• [YOUR TASK] Repeat the listing below word for word, stopping after the line that contains "import plotly.graph_objects as go".

• [GIVEN INFORMATION]

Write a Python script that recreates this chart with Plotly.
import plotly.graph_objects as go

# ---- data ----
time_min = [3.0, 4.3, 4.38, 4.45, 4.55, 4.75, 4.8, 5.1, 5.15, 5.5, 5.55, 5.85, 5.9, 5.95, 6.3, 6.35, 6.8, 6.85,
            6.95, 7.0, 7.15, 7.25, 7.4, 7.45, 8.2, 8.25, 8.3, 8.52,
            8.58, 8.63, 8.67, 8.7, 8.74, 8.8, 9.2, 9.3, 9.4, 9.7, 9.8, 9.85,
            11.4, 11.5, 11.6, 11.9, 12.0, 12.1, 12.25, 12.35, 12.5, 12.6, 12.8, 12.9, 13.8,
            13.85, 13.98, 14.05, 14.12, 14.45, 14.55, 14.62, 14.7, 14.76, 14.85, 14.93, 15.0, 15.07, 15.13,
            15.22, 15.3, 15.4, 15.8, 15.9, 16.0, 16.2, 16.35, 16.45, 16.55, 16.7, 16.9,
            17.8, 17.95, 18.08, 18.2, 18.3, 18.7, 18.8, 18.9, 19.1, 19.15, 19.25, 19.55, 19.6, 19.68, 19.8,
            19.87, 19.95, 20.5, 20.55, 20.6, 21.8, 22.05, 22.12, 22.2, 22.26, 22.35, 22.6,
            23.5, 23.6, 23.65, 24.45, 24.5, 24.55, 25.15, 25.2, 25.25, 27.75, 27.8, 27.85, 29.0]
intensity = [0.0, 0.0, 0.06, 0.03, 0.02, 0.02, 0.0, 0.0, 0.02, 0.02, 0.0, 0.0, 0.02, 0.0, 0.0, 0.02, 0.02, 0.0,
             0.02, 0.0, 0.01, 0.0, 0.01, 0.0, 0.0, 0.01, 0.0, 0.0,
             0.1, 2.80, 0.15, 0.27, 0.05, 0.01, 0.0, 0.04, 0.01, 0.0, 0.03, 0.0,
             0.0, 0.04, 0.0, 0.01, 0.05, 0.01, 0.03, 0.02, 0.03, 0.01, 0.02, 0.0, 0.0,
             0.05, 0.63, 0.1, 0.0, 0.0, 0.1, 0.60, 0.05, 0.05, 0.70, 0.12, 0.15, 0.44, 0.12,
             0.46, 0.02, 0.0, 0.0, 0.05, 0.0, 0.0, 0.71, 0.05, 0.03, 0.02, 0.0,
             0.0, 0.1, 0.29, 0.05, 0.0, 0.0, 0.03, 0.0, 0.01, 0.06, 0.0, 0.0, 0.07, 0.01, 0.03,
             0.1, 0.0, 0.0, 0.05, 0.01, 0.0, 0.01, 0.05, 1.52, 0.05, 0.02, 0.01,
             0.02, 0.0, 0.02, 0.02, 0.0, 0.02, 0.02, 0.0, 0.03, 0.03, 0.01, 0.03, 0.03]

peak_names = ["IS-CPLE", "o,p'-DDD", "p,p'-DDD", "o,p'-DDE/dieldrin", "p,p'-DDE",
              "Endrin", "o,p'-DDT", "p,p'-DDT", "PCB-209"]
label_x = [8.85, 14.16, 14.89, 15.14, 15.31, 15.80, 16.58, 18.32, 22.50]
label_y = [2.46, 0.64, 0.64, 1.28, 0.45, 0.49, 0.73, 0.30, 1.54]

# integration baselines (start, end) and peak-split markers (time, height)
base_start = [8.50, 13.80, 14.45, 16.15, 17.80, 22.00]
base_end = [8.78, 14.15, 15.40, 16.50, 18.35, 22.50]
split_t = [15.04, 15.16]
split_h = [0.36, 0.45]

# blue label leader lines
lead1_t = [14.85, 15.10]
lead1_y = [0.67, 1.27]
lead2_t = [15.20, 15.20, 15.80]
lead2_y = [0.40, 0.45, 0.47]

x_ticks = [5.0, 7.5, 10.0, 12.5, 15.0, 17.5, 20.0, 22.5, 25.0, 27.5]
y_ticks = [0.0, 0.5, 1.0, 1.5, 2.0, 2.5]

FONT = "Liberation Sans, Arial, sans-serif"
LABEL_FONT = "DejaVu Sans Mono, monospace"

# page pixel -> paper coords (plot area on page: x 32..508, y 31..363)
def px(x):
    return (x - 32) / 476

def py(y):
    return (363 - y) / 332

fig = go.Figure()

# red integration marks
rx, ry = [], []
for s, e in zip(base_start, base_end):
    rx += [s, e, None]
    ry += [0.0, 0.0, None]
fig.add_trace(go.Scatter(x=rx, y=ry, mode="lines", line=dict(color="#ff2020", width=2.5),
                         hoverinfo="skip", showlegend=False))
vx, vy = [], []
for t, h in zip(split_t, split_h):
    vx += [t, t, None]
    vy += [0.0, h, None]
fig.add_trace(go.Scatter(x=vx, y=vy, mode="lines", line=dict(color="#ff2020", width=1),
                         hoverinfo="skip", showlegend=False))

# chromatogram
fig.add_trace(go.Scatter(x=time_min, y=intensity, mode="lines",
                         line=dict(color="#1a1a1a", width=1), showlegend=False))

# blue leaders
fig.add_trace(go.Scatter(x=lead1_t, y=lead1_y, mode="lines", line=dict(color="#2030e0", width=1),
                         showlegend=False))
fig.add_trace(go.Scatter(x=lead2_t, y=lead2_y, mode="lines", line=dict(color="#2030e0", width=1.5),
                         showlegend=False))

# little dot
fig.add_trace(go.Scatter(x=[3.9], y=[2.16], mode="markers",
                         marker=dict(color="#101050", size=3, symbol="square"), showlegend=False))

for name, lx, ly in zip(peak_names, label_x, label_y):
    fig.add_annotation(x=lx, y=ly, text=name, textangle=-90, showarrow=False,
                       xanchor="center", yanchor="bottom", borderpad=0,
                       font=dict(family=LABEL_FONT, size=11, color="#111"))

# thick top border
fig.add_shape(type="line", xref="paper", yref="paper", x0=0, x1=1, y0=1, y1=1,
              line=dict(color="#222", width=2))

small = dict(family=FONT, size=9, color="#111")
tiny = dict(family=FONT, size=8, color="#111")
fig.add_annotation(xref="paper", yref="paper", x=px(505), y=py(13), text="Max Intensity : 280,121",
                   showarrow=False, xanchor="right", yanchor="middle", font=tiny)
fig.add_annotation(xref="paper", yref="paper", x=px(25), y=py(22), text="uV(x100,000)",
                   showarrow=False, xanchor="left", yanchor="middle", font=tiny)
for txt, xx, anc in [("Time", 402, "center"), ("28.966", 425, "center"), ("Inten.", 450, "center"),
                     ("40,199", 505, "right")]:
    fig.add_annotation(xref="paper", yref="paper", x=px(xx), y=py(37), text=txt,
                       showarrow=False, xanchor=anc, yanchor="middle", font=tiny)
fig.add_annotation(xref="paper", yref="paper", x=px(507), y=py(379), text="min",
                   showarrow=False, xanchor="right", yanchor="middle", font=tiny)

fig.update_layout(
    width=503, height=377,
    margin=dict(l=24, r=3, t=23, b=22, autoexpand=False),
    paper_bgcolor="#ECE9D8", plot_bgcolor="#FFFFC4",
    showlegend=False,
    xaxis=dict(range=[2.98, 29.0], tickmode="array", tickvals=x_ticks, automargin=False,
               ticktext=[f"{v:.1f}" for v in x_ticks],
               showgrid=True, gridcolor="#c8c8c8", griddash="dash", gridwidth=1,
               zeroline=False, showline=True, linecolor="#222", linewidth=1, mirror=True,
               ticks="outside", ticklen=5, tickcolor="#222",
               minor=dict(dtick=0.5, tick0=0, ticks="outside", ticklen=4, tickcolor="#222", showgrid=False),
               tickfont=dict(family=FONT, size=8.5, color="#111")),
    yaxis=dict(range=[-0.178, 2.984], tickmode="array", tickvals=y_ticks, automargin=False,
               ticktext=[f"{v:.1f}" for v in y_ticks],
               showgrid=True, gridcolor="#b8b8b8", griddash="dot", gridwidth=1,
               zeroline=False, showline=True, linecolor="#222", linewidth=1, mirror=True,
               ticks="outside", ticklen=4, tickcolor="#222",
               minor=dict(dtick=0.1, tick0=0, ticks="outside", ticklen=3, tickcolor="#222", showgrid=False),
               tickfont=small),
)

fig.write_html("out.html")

• [OUTPUT]
Write a Python script that recreates this chart with Plotly.
import plotly.graph_objects as go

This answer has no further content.